··· Material provided ···

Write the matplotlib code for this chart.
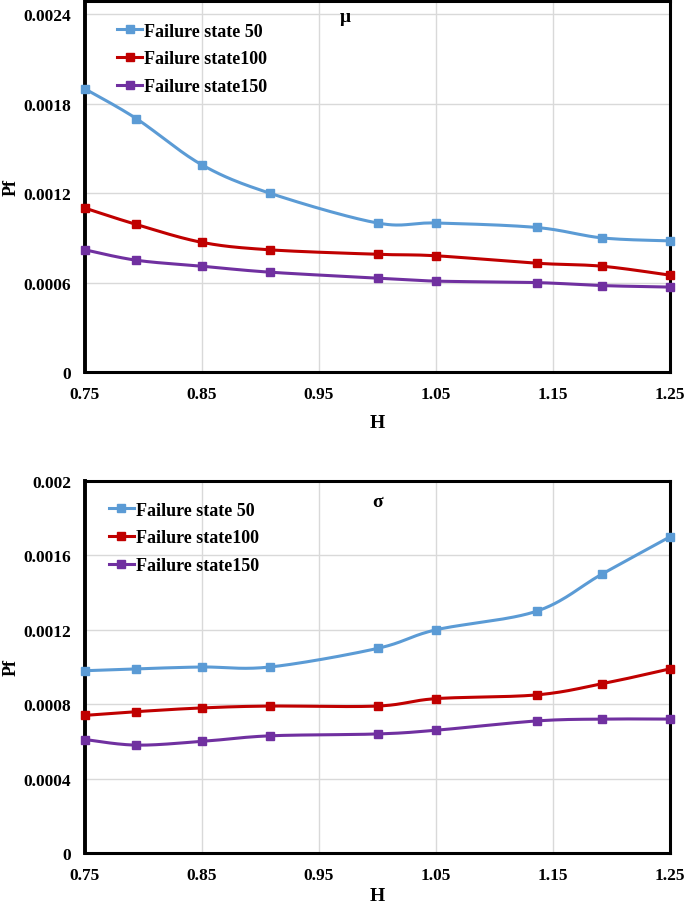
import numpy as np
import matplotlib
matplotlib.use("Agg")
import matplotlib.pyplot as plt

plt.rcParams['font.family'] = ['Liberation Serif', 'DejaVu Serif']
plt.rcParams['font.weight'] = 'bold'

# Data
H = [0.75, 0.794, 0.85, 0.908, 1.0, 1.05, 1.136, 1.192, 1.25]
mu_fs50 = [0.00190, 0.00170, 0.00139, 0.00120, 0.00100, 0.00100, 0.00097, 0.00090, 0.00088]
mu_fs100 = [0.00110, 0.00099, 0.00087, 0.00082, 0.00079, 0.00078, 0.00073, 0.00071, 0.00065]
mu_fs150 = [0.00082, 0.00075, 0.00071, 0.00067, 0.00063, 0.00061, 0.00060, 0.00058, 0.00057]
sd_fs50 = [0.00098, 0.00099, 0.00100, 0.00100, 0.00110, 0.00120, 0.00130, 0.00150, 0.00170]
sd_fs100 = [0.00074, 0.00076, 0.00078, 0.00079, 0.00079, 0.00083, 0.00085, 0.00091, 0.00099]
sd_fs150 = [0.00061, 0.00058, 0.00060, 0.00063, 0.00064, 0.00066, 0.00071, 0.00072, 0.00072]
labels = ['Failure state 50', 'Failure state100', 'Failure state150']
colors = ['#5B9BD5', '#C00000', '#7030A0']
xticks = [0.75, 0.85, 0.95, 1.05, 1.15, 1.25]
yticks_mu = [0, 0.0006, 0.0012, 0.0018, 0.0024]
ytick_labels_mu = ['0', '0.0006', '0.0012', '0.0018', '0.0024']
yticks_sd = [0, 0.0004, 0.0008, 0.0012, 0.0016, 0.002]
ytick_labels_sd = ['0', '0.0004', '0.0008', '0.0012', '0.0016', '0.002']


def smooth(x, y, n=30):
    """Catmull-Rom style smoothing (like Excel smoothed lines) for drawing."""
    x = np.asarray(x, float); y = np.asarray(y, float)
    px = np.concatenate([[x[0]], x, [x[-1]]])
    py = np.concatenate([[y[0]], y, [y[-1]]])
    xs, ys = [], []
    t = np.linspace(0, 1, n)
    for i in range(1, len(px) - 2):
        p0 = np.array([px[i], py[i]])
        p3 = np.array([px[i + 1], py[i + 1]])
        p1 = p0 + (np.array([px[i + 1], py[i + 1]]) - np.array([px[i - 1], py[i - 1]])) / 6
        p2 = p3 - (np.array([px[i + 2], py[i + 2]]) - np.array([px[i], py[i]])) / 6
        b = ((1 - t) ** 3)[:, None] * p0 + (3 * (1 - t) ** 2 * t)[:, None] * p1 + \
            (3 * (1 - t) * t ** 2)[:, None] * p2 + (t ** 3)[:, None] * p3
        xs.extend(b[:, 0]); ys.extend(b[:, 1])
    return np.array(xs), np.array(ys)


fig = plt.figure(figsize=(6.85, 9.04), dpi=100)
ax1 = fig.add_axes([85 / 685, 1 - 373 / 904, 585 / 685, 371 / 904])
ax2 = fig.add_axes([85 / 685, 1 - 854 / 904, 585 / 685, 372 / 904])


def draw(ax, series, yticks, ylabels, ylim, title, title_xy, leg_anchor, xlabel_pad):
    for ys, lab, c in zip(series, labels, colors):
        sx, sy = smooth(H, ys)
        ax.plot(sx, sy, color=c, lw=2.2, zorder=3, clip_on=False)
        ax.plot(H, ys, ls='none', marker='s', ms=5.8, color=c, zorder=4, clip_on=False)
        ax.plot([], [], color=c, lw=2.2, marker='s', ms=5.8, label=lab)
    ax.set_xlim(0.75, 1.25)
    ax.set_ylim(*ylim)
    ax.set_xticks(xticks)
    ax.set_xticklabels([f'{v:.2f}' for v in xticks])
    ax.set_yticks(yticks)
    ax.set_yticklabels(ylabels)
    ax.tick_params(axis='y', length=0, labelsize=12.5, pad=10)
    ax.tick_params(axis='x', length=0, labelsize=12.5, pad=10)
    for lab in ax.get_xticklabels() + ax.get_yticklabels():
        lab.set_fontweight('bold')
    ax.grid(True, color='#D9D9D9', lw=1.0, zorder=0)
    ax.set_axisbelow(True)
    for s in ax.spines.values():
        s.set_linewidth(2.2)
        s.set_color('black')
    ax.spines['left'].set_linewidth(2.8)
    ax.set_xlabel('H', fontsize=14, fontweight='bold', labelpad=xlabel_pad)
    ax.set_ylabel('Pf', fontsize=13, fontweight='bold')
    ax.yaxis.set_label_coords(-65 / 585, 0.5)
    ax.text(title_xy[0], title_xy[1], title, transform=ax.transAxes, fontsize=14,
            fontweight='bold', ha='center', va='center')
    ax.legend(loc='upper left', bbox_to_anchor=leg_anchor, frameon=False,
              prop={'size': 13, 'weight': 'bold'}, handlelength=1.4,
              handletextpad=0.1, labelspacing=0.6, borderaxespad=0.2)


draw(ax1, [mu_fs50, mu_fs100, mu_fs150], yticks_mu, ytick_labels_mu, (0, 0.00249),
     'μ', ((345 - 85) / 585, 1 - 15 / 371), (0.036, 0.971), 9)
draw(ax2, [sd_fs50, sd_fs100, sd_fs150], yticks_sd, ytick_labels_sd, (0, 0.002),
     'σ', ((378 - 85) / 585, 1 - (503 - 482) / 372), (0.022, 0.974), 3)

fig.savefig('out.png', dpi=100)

···

Challenge
Return the material line for line, from its beginning to the line that contains "plt.rcParams['font.weight'] = 'bold'", with the pictures left out.

Exercise result
Write the matplotlib code for this chart.
import numpy as np
import matplotlib
matplotlib.use("Agg")
import matplotlib.pyplot as plt

plt.rcParams['font.family'] = ['Liberation Serif', 'DejaVu Serif']
plt.rcParams['font.weight'] = 'bold'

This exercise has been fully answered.